Wow. Just typing that feels like a spear in my heart. I promised myself that if I started a blog I would be completely honest. Part of me was and still is relieved; a large part of me is devastated. I think most of my agony is for my husband. Knowing how much he wanted his own. I don't think he has fully come to terms with it.How can you?
We had always discussed the possibility of infertility,especially after years of no success. We decided we would foster children...and hopefully be able to adopt one day. After setting up an appointment to speak to a family specialist, I realized certain memebers of our family would have to be told. My husband told his family members (those that needed to be told) and I have to say they were very receptive and positive...which was awesome.I only needed to tell 2 people-my mother and my brother. I figured it would go relatively smoothly. Yeah.....not.

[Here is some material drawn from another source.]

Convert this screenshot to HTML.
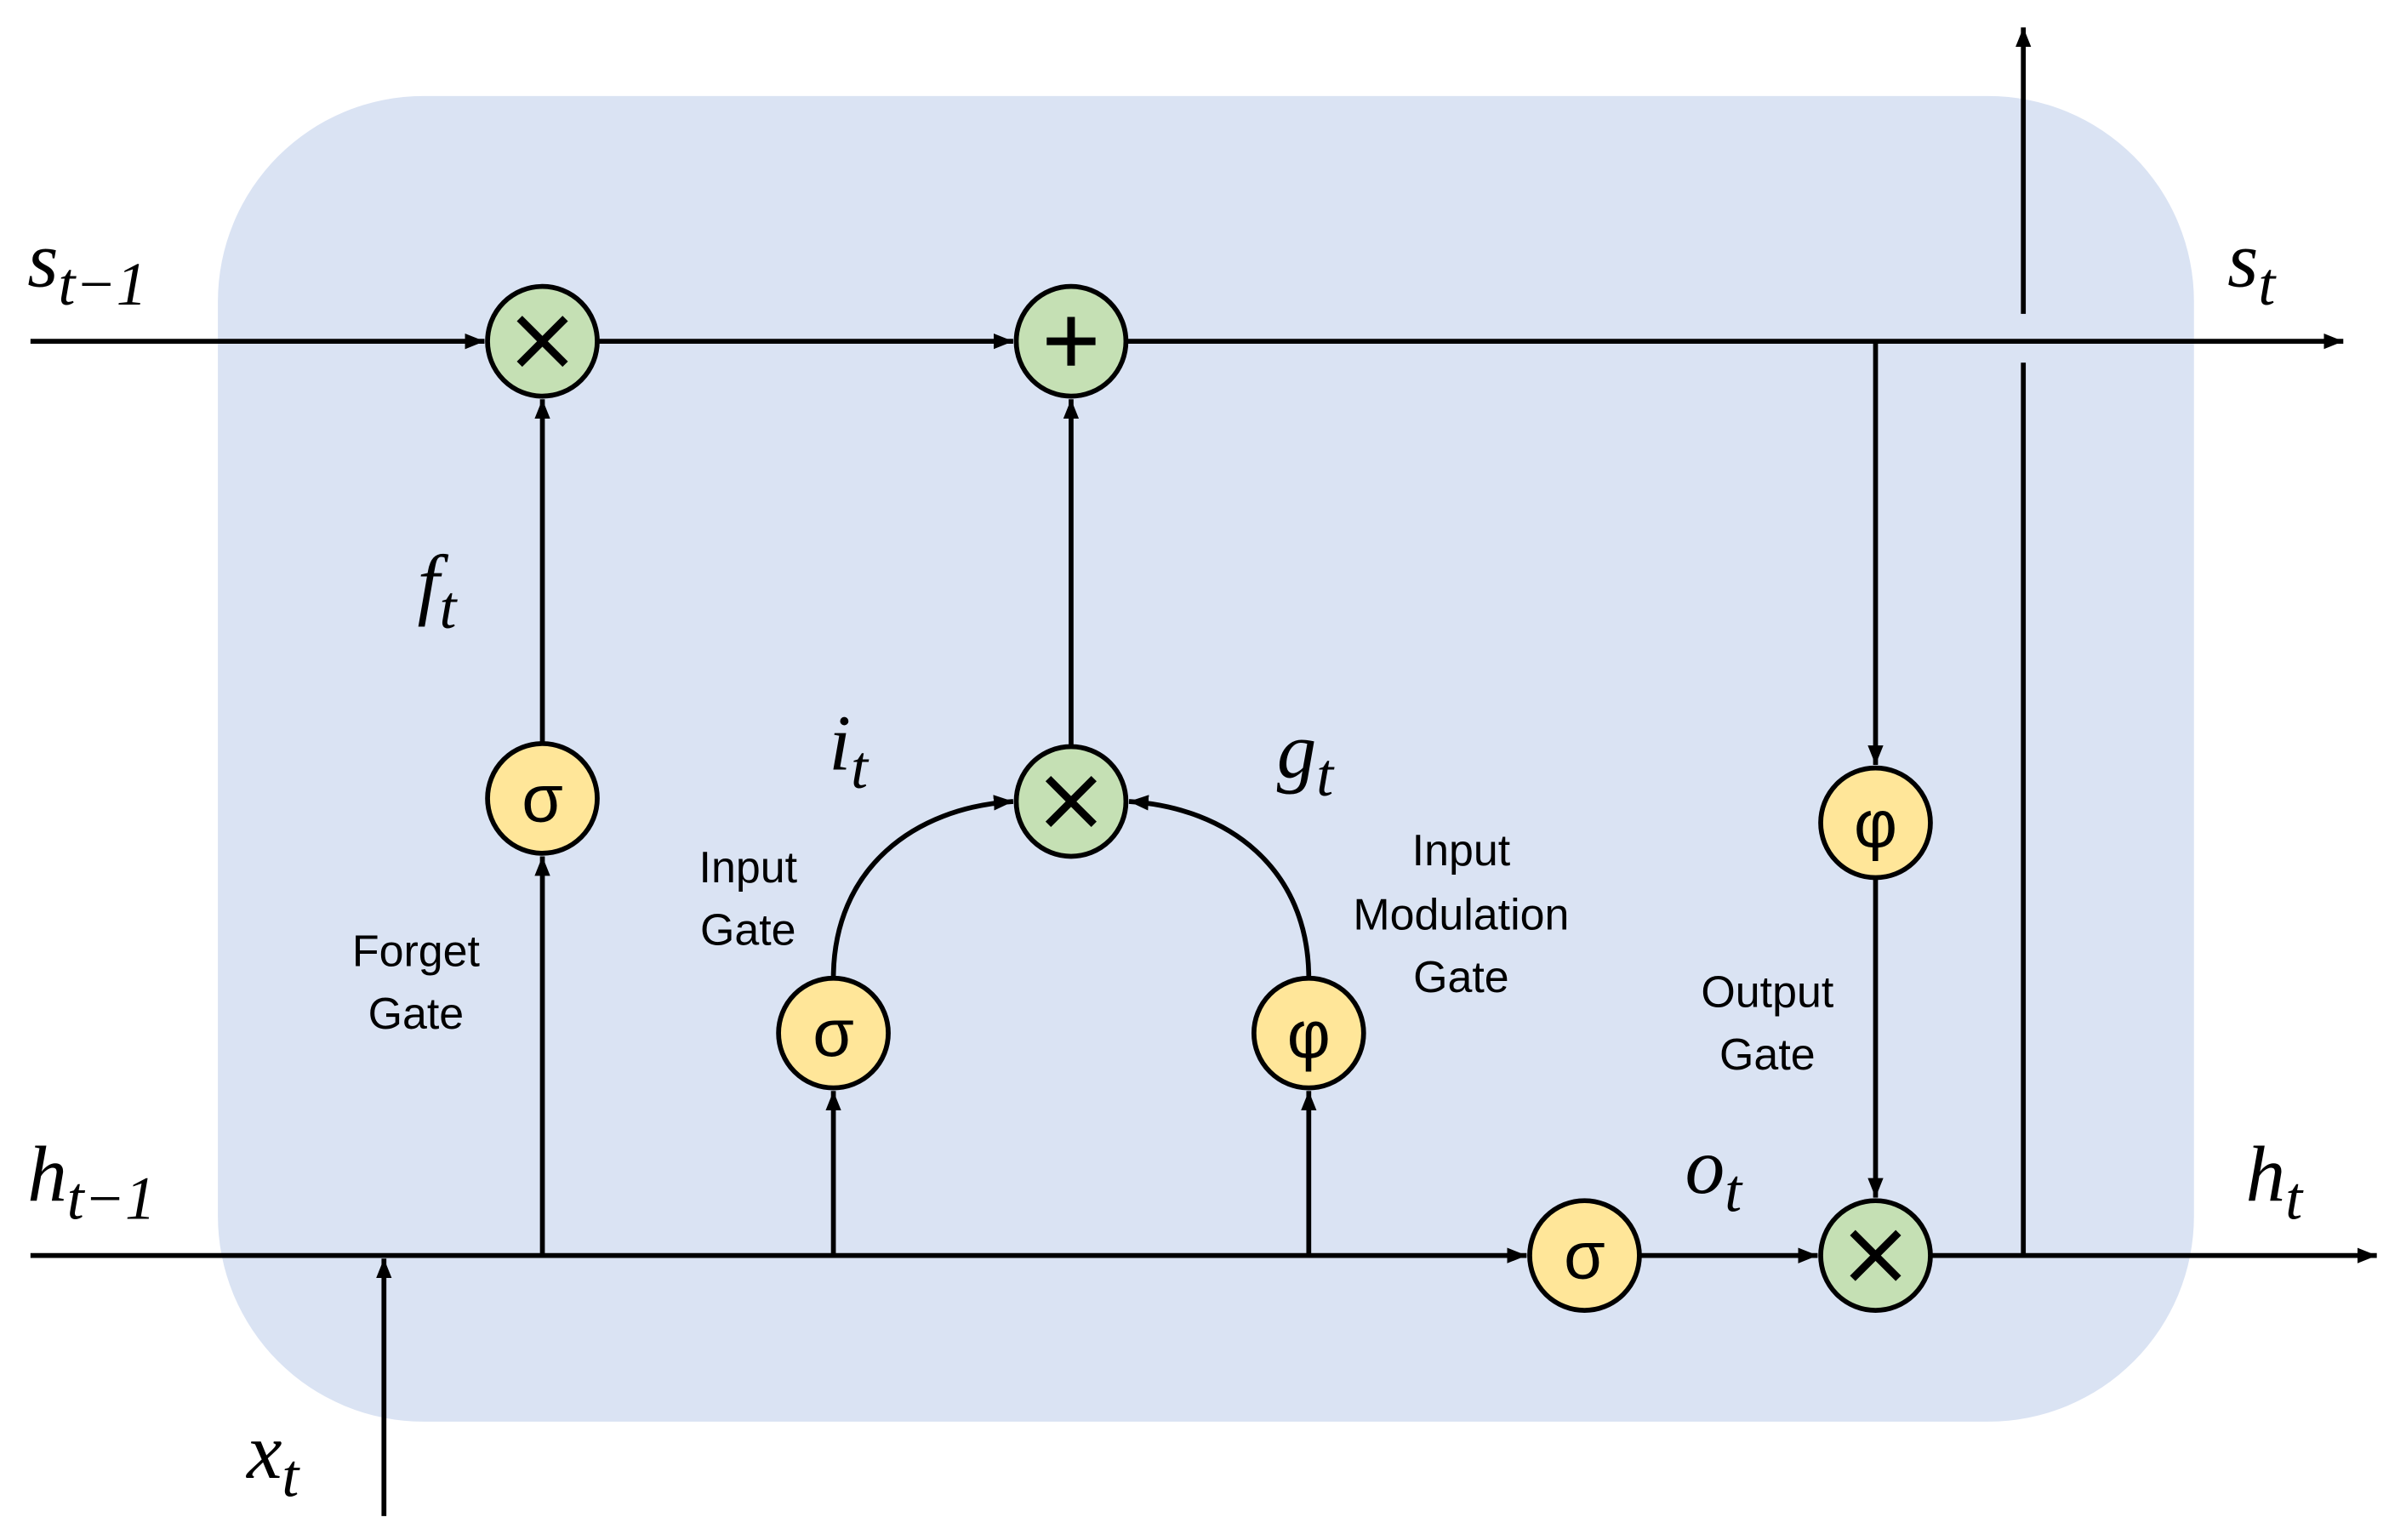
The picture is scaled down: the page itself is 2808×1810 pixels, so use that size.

When I think of exceptionally hard times in my life,I think of my father's death. My struggle with depression. Being unable to conceive. Feeling like a failure. I can add telling my mother about my infertility to that list. I truthfully don't know what she was more resistant to, never being a grandmother (by blood,anyway) or our becoming foster parents. Either way,as I told her,in tears,how much I wanted her,needed her to accept this, I could feel her opposition like a brick wall I was hurling myself against. Here I am, a grown woman,still wanting her mommy..for comfort,support...hell, even a hug would have sufficed. Oh well. People in hell want ice water,right?
Our appointment was this morning. Amber gave us a ton of info.So much that it was a bit overwhelming. She left us with a folder an inch thick with forms to fill out. It is reassuring to know the state won't just hand kids over to any schmuck that comes along. Our classes start on August 1st. I'm nervous but excited. I know we will excel at being parents. I also know that I need to put my mother behind me. Once I have a child in my care,that child is my top priority. I need to finally free myself of the stranglehold. It is never going to change. Only I can change.